3. Ребенок рождается и сразу ждет материнской любви. Чрезвычайно велика потребность слиться с матерью воедино. Мать этого не знает и в лучшем случае радуется тому, что ребенок родился. Немедленно следует испуганный вопрос: «У него все в порядке? Со мной все хорошо?» Этот страх, у которого глаза велики, проявляется прежде всего. Акушерка уже берет ножницы и перерезает пуповину. Так перерезается последняя надежда на любовь, и в ребенке закрепляется страх «меня не любят».
Мать может всему миру доказывать, насколько она любит ребенка, и весь мир поверит, потому что материнское чувство искренне. Но ребенку страшно. Прежде чем мать не прервет прощением эту цепь стресса, ребенок не освободится, да и у матери останется необъяснимое чувство вины.
Даже если мать отрицает чувство вины, поскольку не верит в эту сказку, все же чувство вины она носит в себе, и стресс выжидает, копит силы, чтобы вырваться наружу. Больной и нервный ребенок является следствием ошибок матери.

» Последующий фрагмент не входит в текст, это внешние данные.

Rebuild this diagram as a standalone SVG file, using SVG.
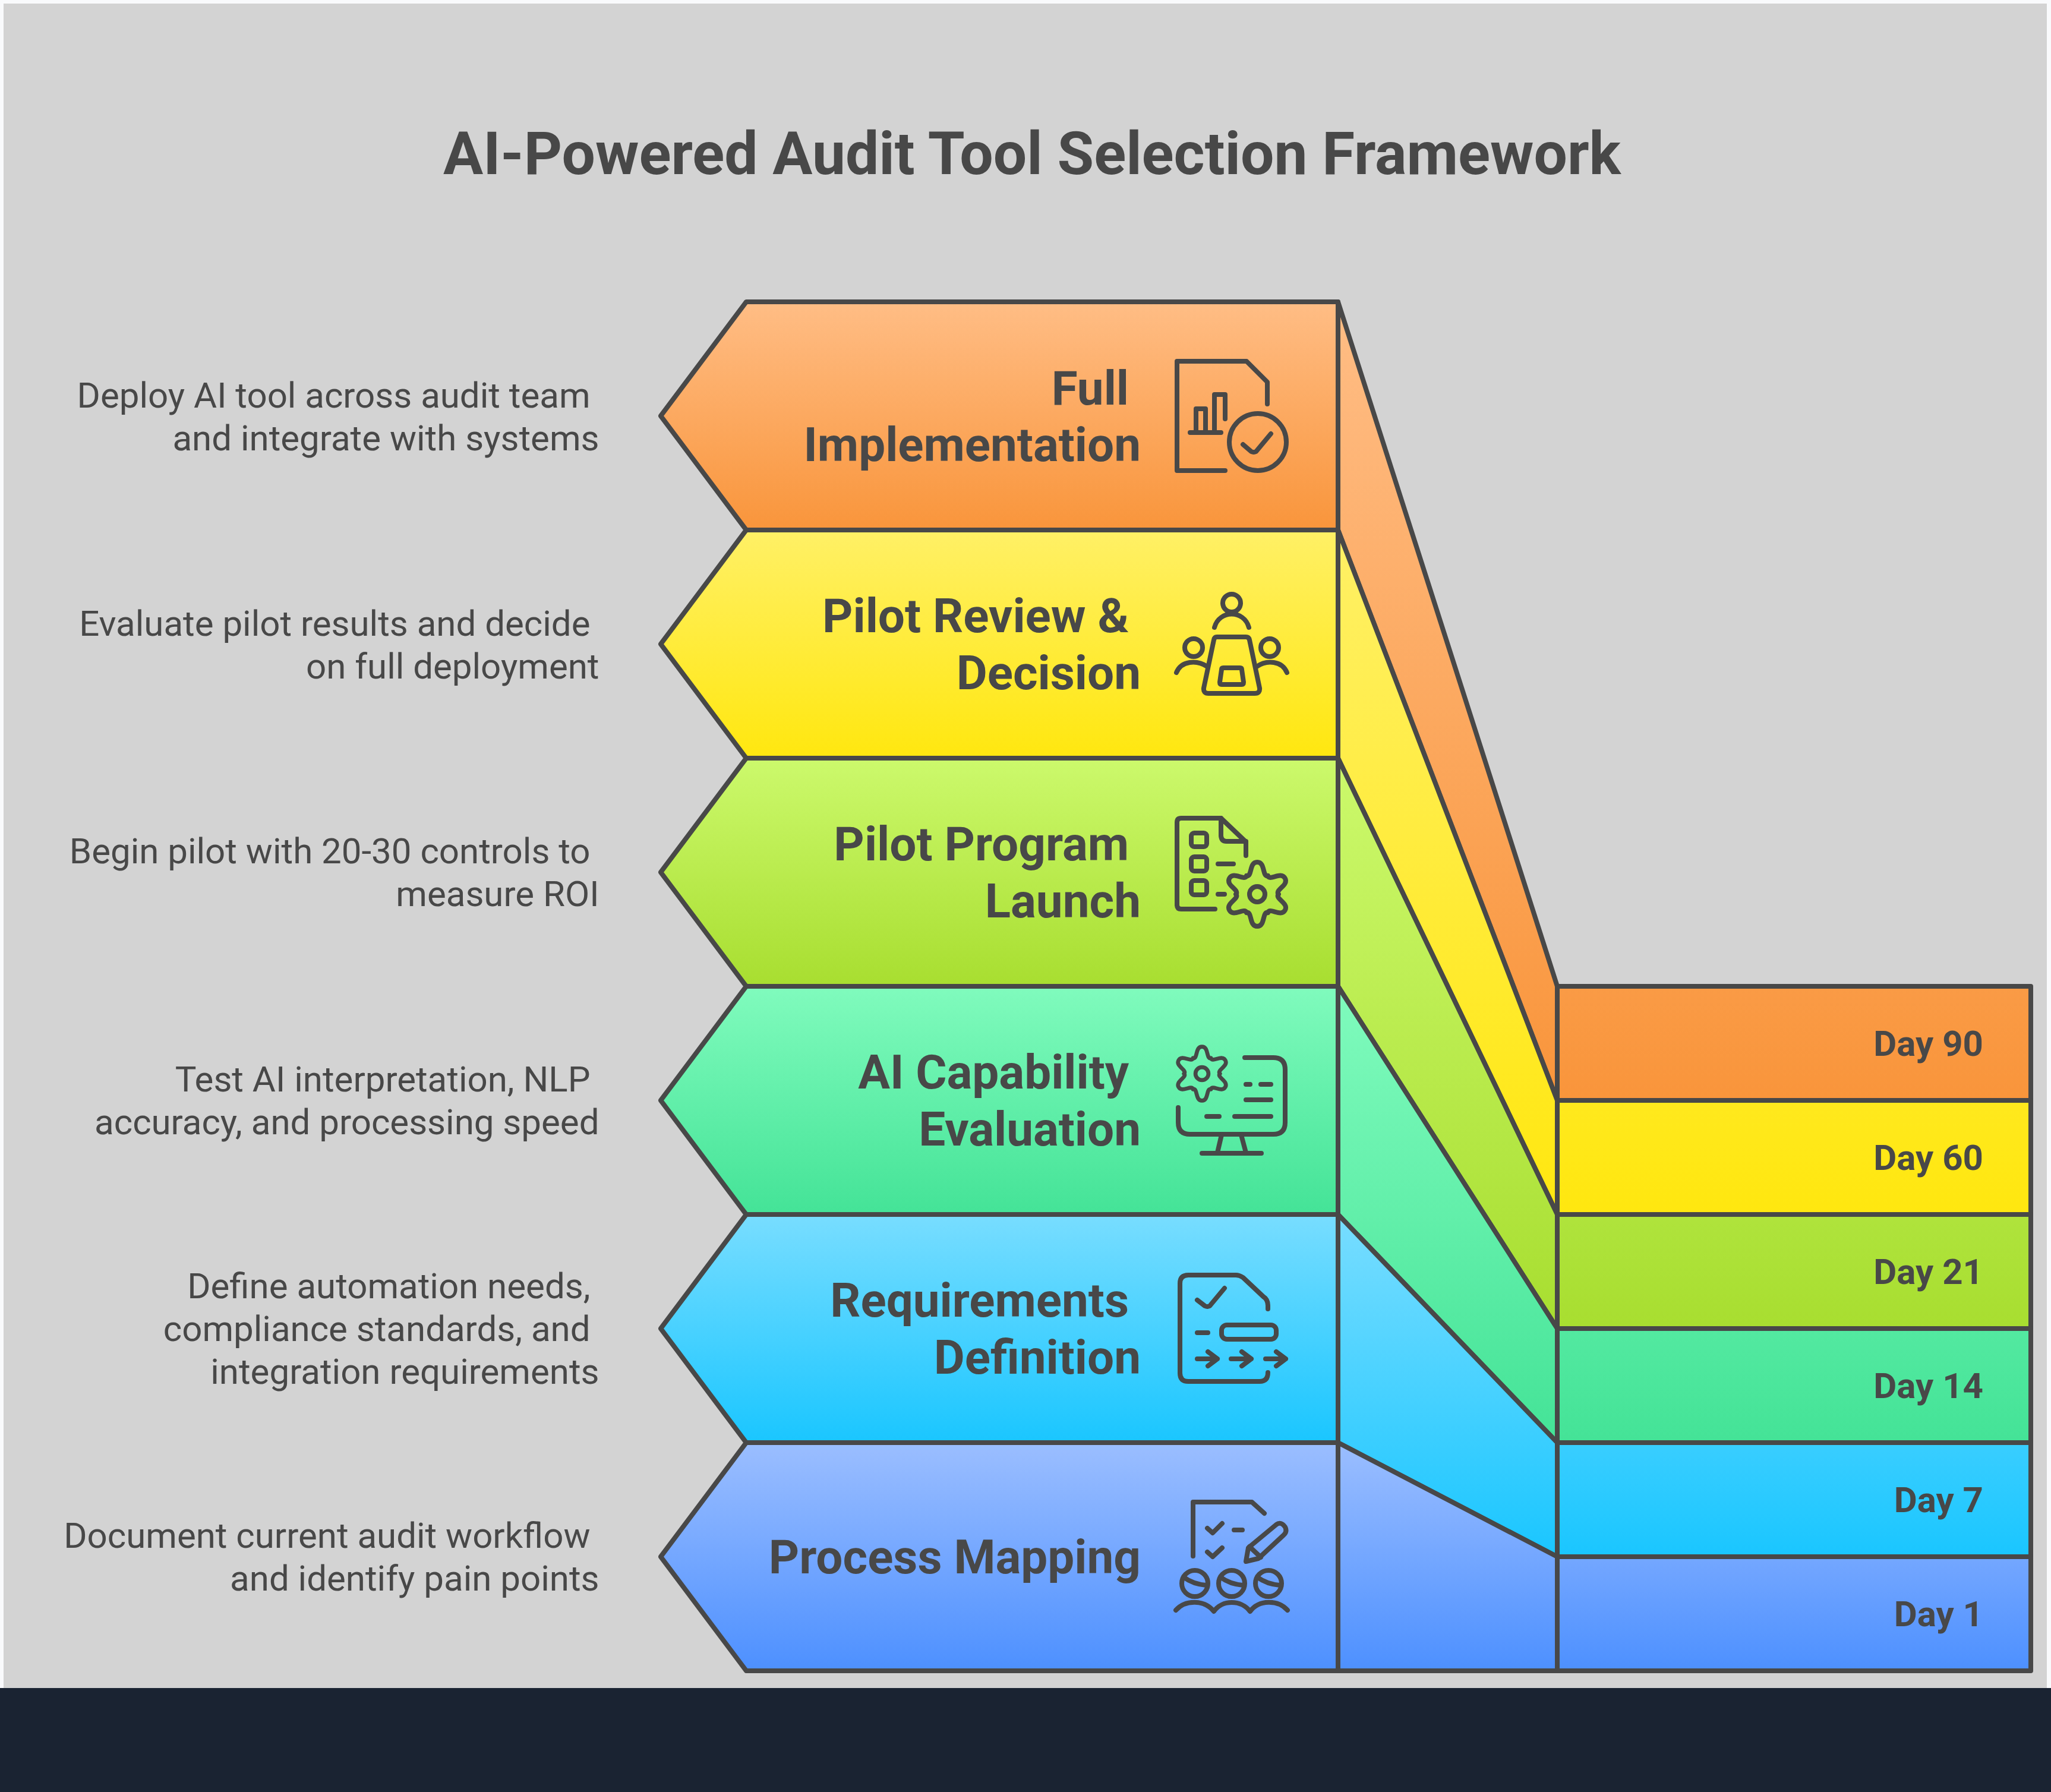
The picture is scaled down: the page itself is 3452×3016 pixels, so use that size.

Не одна мать идет с плачем жаловаться подругам: ах я бедная, несчастная, меня обвинили в том, будто бы я не люблю ребенка, и оттого он болеет.
Иной раз гляжу на такую мать и вижу, что ее трехлетний ребенок понимает, о чем я веду речь, а мать – нет. Если человек хочет понять, он поймет. Если не хочет, будет искать виноватого, причинившего ему боль. Но от беды это не спасает…
Страх «меня не любят» сегодня достиг максимальной силы.
В принципе если ребенок при рождении не держит шею, не поднимает голову и не фиксирует глазами глаза матери, у него стресс страха.
Следовательно, все современные матери должны попросить у своих детей прощения за совершенные три основные ошибки, простить себе и попросить прощения у своего тела. И дети должны простить своим матерям их ошибки. Женщина – это чувства, но не забывайте, что у женщины также имеется разум. Мужчина – это разум, но, поверьте, и у мужчины есть чувства.
Диабет – болезнь наследственная
Огромное число детей и подростков находятся сегодня в кризисе бытия. Они гораздо более разумны и самостоятельны по сравнению с детьми, родившимися пару десятков лет назад, то есть по сравнению с родителями. Это означает, что они уже при рождении являются личностями и потому не выносят принуждения, приказаний, не выносят, когда их ставят на место. В ребенке возникает протест: зачем вообще жить, если все равно тебя ставят на место, как вещь, – как ставят в угол комод либо пешку на шахматную доску. Он не может с этим смириться. И если детский протест и стремление к свободе встречают превратное понимание, воспринимаясь как простое упрямство и злонамеренность, то ребенок уходит в потусторонний мир, где его личности ничто не угрожает.